A friend whose wisdom
and words have inspired
confesses she’ll not accept
vaccination, as her life
is in God’s hands.

And from behind a curtain
of despair, I observe
as words, like snakes
gather on my front step
nest in a writhing menace

The virus’ venom
a poison I’m not sure
I can defeat

And what am I to do
when abstinence from public life
makes me conveniently invisible

and fear that if I speak up
will reveal a truth I cannot bear
that the devout, the young, the compassionate
care not a wink for the likes of me.

Hand Holding

Father’s grip
controlling crush
warned against
disobedience

First love
Grade one
holding hands
walking home

A sister’s hand –
frail flesh stretched
over aching bones –
clung to mine
until too hot to touch
I had to let go
while she surrendered
her last breath.

A lover’s hand
lacks stillness –
strokes and cajoles
sensuality evoking desire

Held my children’s hands
with my heart –
never wanting to let go
prideful possession

A granddaughter’s fist
still pink from birthing
wraps around my finger
gripping the unknown
with the ferocity of
one hungry for life

Husband’s hand
reaches for mine
conveys support –
strength to propel
me forward.

Hands convey
what the mind cannot –
a secret language
nuanced for life’s moments
leaving deep impressions.

(Hand Holding first appeared here August, 2018. I submit an edited edition here for Reena’s Exploration challenge: hands. Image from personal collection.)

Untamed

Too young to understand
ethos of beauty regimes
she rejects girlish rituals
sees beauty in nature
in glitter of make-believe

This abnegation of grooming
not rebellion, but appreciation
a nuance that escapes
Mother’s frustrated efforts.

(My granddaughters balk at having their hair done, something that drove me crazy as a parent, but now reminds me of myself as a child. One generation removed, I view the issue from a new perspective. Image from personal collection.)


Stalemate


Invisibility is undesirable
I am flesh craving
in a touchless world

A voice yearning
to be heard, a heart
to listen – compassion

growing cold.

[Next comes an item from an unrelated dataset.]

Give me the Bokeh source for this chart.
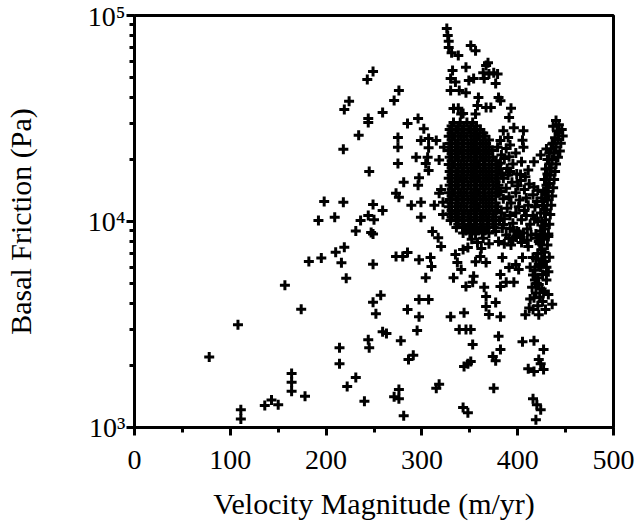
from bokeh.plotting import figure
from bokeh.models import Range1d, FixedTicker, CustomJSTickFormatter
from bokeh.embed import file_html
from bokeh.resources import INLINE

# ---- data: (velocity m/yr, basal friction Pa) ----
sparse_pts = [
    (78, 2200), (108, 3150), (111, 1220), (111, 1100), (136, 1280), (143, 1360), (150, 1290),
    (157, 4900), (164, 1830), (164, 1660), (164, 1500), (174, 3750), (178, 1420), (182, 6400),
    (195, 6650), (210, 7100), (219, 7500), (216, 6300), (221, 5300), (231, 9000), (249, 8700),
    (249, 6200), (249, 4050), (257, 4380), (252, 3570), (214, 2440), (214, 2040), (244, 2670),
    (245, 2440), (259, 2920), (231, 1750), (222, 1580), (240, 1340),
    (234, 26200), (218, 22400), (245, 17500), (198, 12500), (218, 12400), (192, 10100),
    (209, 10500), (249, 12100), (259, 11300), (236, 10100), (244, 10700), (250, 10200),
    (244, 30200), (249, 53500), (243, 48900), (224, 38300), (219, 35000), (244, 31600),
    (259, 33800), (247, 8850),
]

upper_mid_pts = [
    (276, 43200), (271, 38700), (285, 29900), (296, 31600), (302, 28200), (275, 25600),
    (275, 22900), (299, 24700), (307, 25300), (315, 24700), (275, 19100), (294, 20500),
    (304, 19100), (307, 17700), (281, 15500), (297, 16300), (296, 15000), (276, 13100),
    (273, 13700), (289, 12000), (299, 12400), (313, 12000), (318, 13700), (323, 22900),
    (307, 22800), (306, 20500), (318, 19900), (299, 10500), (320, 14300), (322, 12400),
    (322, 10800),
]

spike_pts = [
    (326, 86500), (327, 80000), (328, 75000), (328, 70000), (331, 66000), (338, 64000),
    (351, 71500), (356, 67400), (332, 54100), (346, 56000), (330, 49500), (335, 47500),
    (349, 48300), (354, 49500), (367, 57200), (364, 52700), (370, 52000), (379, 52000),
    (377, 46700), (365, 49500), (369, 59000), (375, 52700), (330, 43200), (339, 43200),
    (346, 42200), (380, 40000), (359, 40000), (358, 36600), (367, 35800), (372, 35800),
    (338, 35500), (341, 33300), (356, 33300), (382, 38600), (393, 35500), (391, 32000),
    (333, 35400), (343, 33400), (385, 27600), (390, 25600), (396, 28500), (406, 27600),
    (405, 24800), (406, 22900), (382, 24700), (379, 22900),
]

core_pts = [
    (333, 30200), (340, 30200), (347, 30200), (353, 30200),
    (329, 28000), (336, 28000), (342, 28000), (349, 28000), (355, 28000), (361, 28000),
    (328, 25900), (334, 25900), (341, 25900), (347, 25900), (354, 25900), (360, 25900), (366, 25900),
    (329, 23900), (335, 23900), (342, 23900), (348, 23900), (354, 23900), (361, 23900), (367, 23900),
    (328, 22100), (335, 22100), (341, 22100), (348, 22100), (354, 22100), (360, 22100), (367, 22100),
    (373, 22100),
    (329, 20500), (335, 20500), (342, 20500), (348, 20500), (355, 20500), (361, 20500), (367, 20500),
    (374, 20500),
    (328, 18900), (334, 18900), (341, 18900), (347, 18900), (354, 18900), (360, 18900), (366, 18900),
    (373, 18900), (379, 18900),
    (329, 17500), (336, 17500), (342, 17500), (348, 17500), (354, 17500), (361, 17500), (367, 17500),
    (373, 17500), (380, 17500),
    (328, 16200), (335, 16200), (341, 16200), (347, 16200), (354, 16200), (360, 16200), (367, 16200),
    (373, 16200), (379, 16200),
    (329, 15000), (335, 15000), (342, 15000), (348, 15000), (355, 15000), (361, 15000), (367, 15000),
    (374, 15000), (380, 15000),
    (328, 13800), (334, 13800), (341, 13800), (347, 13800), (354, 13800), (360, 13800), (366, 13800),
    (373, 13800), (379, 13800),
    (329, 12800), (336, 12800), (342, 12800), (348, 12800), (354, 12800), (361, 12800), (367, 12800),
    (373, 12800),
    (328, 11800), (335, 11800), (341, 11800), (347, 11800), (354, 11800), (360, 11800), (367, 11800),
    (373, 11800), (379, 11800),
    (329, 10900), (335, 10900), (342, 10900), (348, 10900), (355, 10900), (361, 10900), (367, 10900),
    (374, 10900),
    (330, 10100), (336, 10100), (342, 10100), (349, 10100), (355, 10100), (361, 10100), (368, 10100),
    (374, 10100), (381, 10100),
    (336, 9350), (343, 9350), (349, 9350), (355, 9350), (362, 9350), (368, 9350), (375, 9350),
    (343, 8800), (350, 8800), (356, 8800), (363, 8800), (370, 8800),
]

core_fill_pts = [
    (331, 29100), (338, 29100), (344, 29100), (351, 29100), (357, 29100),
    (331, 26900), (338, 26900), (344, 26900), (351, 26900), (357, 26900), (364, 26900),
    (331, 24900), (338, 24900), (344, 24900), (351, 24900), (357, 24900), (364, 24900), (370, 24900),
    (331, 23000), (338, 23000), (344, 23000), (351, 23000), (357, 23000), (364, 23000), (370, 23000),
    (331, 21300), (338, 21300), (344, 21300), (351, 21300), (357, 21300), (364, 21300), (370, 21300),
    (331, 19700), (338, 19700), (344, 19700), (351, 19700), (357, 19700), (364, 19700), (370, 19700),
    (377, 19700),
    (331, 18200), (338, 18200), (344, 18200), (351, 18200), (357, 18200), (364, 18200), (370, 18200),
    (377, 18200),
    (331, 16800), (338, 16800), (344, 16800), (351, 16800), (357, 16800), (364, 16800), (370, 16800),
    (377, 16800),
    (331, 15600), (338, 15600), (344, 15600), (351, 15600), (357, 15600), (364, 15600), (370, 15600),
    (377, 15600),
    (331, 14400), (338, 14400), (344, 14400), (351, 14400), (357, 14400), (364, 14400), (370, 14400),
    (377, 14400),
    (331, 13300), (338, 13300), (344, 13300), (351, 13300), (357, 13300), (364, 13300), (370, 13300),
    (377, 13300),
    (331, 12300), (338, 12300), (344, 12300), (351, 12300), (357, 12300), (364, 12300), (370, 12300),
    (377, 12300),
    (331, 11300), (338, 11300), (344, 11300), (351, 11300), (357, 11300), (364, 11300), (370, 11300),
    (377, 11300),
    (331, 10500), (338, 10500), (344, 10500), (351, 10500), (357, 10500), (364, 10500), (370, 10500),
    (377, 10500),
    (338, 9700), (344, 9700), (351, 9700), (357, 9700), (364, 9700), (370, 9700), (377, 9700),
    (346, 9050), (353, 9050), (359, 9050), (366, 9050),
]

mid_pts = [
    (388, 22600), (398, 21500), (386, 20200), (395, 19000), (404, 19500), (389, 18100),
    (399, 17000), (385, 16200), (394, 15500), (403, 15800), (412, 15200), (388, 14500),
    (398, 13800), (407, 14300), (416, 13500), (385, 12900), (393, 12300), (402, 12700),
    (411, 12000), (420, 12500), (427, 11900), (389, 11600), (398, 11000), (407, 11300),
    (416, 10700), (424, 11000), (386, 10300), (395, 9800), (404, 10200), (413, 9700),
    (421, 10000), (392, 9260), (401, 8900), (410, 9200), (419, 8700), (391, 8300),
    (410, 8100), (418, 11800), (425, 13000), (421, 14200),
    (403, 16900), (411, 17800), (417, 19500), (424, 21000), (430, 22500), (436, 23800),
    (352, 8200), (358, 7900), (364, 8300), (370, 7800), (362, 7400), (388, 8600),
    (393, 7700), (399, 9000),
    (383, 21000), (392, 23500), (382, 19200), (391, 20600),
    (383, 17200), (392, 17500), (408, 16500), (390, 16800), (400, 14900),
    (409, 13000), (382, 14000), (391, 13200), (417, 14700), (383, 11000),
    (392, 10700), (401, 11800), (409, 10700), (418, 10300), (384, 9300),
    (396, 9000), (406, 8800), (414, 8600), (398, 8400), (404, 7900),
    (386, 7800), (420, 8300),
]

column_pts = [
    (440, 30900), (443, 29500), (446, 28000), (443, 27000), (447, 26000), (442, 25000),
    (445, 24000), (440, 23000), (444, 22000), (438, 21500), (442, 20500), (436, 20000),
    (440, 19000), (435, 18200), (439, 17500), (434, 16800), (438, 16000), (433, 15300),
    (437, 14600), (432, 14000), (436, 13300), (431, 12700), (435, 12000), (430, 11400),
    (434, 10800), (429, 10200), (433, 9700), (428, 9200), (432, 8700), (427, 8200),
    (431, 7700), (428, 7100), (433, 6700), (425, 6500), (430, 6000),
    (422, 6190), (426, 5530), (422, 4950), (427, 4570), (426, 4090), (429, 3740),
    (422, 3530), (416, 3740), (408, 3530), (417, 4270), (432, 5710), (432, 4420),
    (436, 3960), (421, 5340), (420, 5000), (425, 4700), (430, 5200), (418, 5800),
    (428, 6400), (423, 4300), (419, 4500),
    (437, 29000), (441, 27500), (439, 25500), (437, 24000), (435, 22500), (433, 21500),
    (431, 20000), (433, 19000), (429, 18000), (431, 17000), (428, 16000), (430, 15000),
    (427, 14000), (429, 13000), (426, 12000), (428, 11000), (425, 10000), (427, 9500),
    (424, 9000), (426, 8500), (423, 7800), (425, 7300), (421, 7000), (419, 6600),
    (424, 6000), (416, 5500), (413, 6000), (418, 5200), (415, 4800), (413, 4200),
    (421, 3900), (412, 3800),
]

low_pts = [
    (273, 6760), (280, 6760), (285, 7070), (297, 6530), (309, 6680), (310, 6050),
    (304, 5340), (311, 8930), (317, 8350), (320, 7570), (297, 4180), (307, 4180),
    (285, 3740), (297, 3450), (330, 3450), (344, 3610), (333, 5340), (341, 5840),
    (346, 4840), (354, 5420), (353, 5070), (335, 6920), (343, 7320), (348, 7480),
    (356, 6380), (361, 6760), (367, 6320), (365, 4790), (367, 4320), (367, 3870),
    (377, 4040), (370, 3540), (382, 3450), (382, 4840), (388, 5070), (396, 5070),
    (382, 5530), (391, 5980), (398, 6190), (401, 5840), (384, 6690), (380, 7990),
    (377, 8930), (385, 9680), (395, 8180), (403, 8370), (411, 7570), (422, 7990),
    (432, 8450), (405, 6690), (416, 6690), (337, 6320), (349, 9680),
    (263, 2860), (278, 2640), (295, 2960), (291, 2240), (286, 2140), (339, 2990),
    (346, 2990), (351, 2990), (353, 2530), (348, 2040), (344, 1980), (351, 2090),
    (380, 2770), (382, 2390), (374, 2210), (377, 2110), (405, 2610), (417, 2640),
    (427, 2390), (411, 1930), (417, 1870), (424, 2040), (427, 1910), (422, 2140),
    (318, 1620), (315, 1550), (276, 1530), (271, 1410), (276, 1380), (281, 1140),
    (375, 1550), (343, 1250), (348, 1180), (416, 1380), (420, 1290), (424, 1220),
    (419, 1090),
]

x_ticks = [0, 100, 200, 300, 400, 500]
x_minor_ticks = [50, 150, 250, 350, 450]
y_ticks = [1000, 10000, 100000]
y_tick_labels = ["10\u00b3", "10\u2074", "10\u2075"]
y_minor_ticks = [2000, 3000, 4000, 5000, 6000, 7000, 8000, 9000,
                 20000, 30000, 40000, 50000, 60000, 70000, 80000, 90000]

x_label = "Velocity Magnitude (m/yr)"
y_label = "Basal Friction (Pa)"

FONT = "Liberation Serif"

groups = [sparse_pts, upper_mid_pts, spike_pts, core_pts, core_fill_pts, mid_pts, column_pts, low_pts]
xs = [v for g in groups for v, _ in g]
ys = [f for g in groups for _, f in g]

p = figure(width=638, height=524, output_backend="svg", toolbar_location=None,
           x_range=Range1d(0, 500), y_range=Range1d(1000, 100000), y_axis_type="log",
           min_border_left=133, min_border_right=25, min_border_top=15, min_border_bottom=97)

p.scatter(xs, ys, marker="cross", size=10, line_width=3, line_color="black")

p.grid.visible = False
p.outline_line_color = "black"
p.outline_line_width = 3
p.background_fill_color = "white"
p.border_fill_color = "white"

xa = p.xaxis[0]
ya = p.yaxis[0]
xa.ticker = FixedTicker(ticks=x_ticks, minor_ticks=x_minor_ticks)
ya.ticker = FixedTicker(ticks=y_ticks, minor_ticks=y_minor_ticks)
ya.formatter = CustomJSTickFormatter(args=dict(vals=y_ticks, labs=y_tick_labels), code="""
const i = vals.findIndex(v => Math.abs(v - tick) < 1e-6 * v);
return i >= 0 ? labs[i] : '';
""")

for ax in (xa, ya):
    ax.axis_line_width = 3
    ax.axis_line_color = "black"
    ax.major_tick_line_width = 3
    ax.minor_tick_line_width = 3
    ax.major_tick_out = 8
    ax.major_tick_in = 0
    ax.minor_tick_out = 5
    ax.minor_tick_in = 0
    ax.major_label_text_font = FONT
    ax.major_label_text_font_size = "28px"
    ax.major_label_text_color = "black"
    ax.axis_label_text_font = FONT
    ax.axis_label_text_font_size = "30px"
    ax.axis_label_text_font_style = "normal"
    ax.axis_label_text_color = "black"

xa.axis_label = x_label
ya.axis_label = y_label
xa.major_label_standoff = 15
xa.axis_label_standoff = 15
ya.major_label_standoff = 1
ya.axis_label_standoff = 48

open("out.html", "w").write(file_html(p, INLINE))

This side
of the table intolerable
how long will we continue

Till the rage in me ignites
sets your paper walls aflame
and will you even notice?

(For Reena’s Exploration Challenge: feature image is prompt.)

To Old Friends

There is comfort
in old friendships,
reminders of things
forgotten, of misguided
adventures, and the folly
of youth; and there is hope
instilled by the passage of time
and the evidence that while life
changes, some things endure, and;
it is in the comfort of old friendships
that we find strength to believe in ourselves,
and the will to penetrate lingering angst, and
embrace the possibility of a future with purpose.

(To Old Friends first appeared here in December 2017. Image my own.)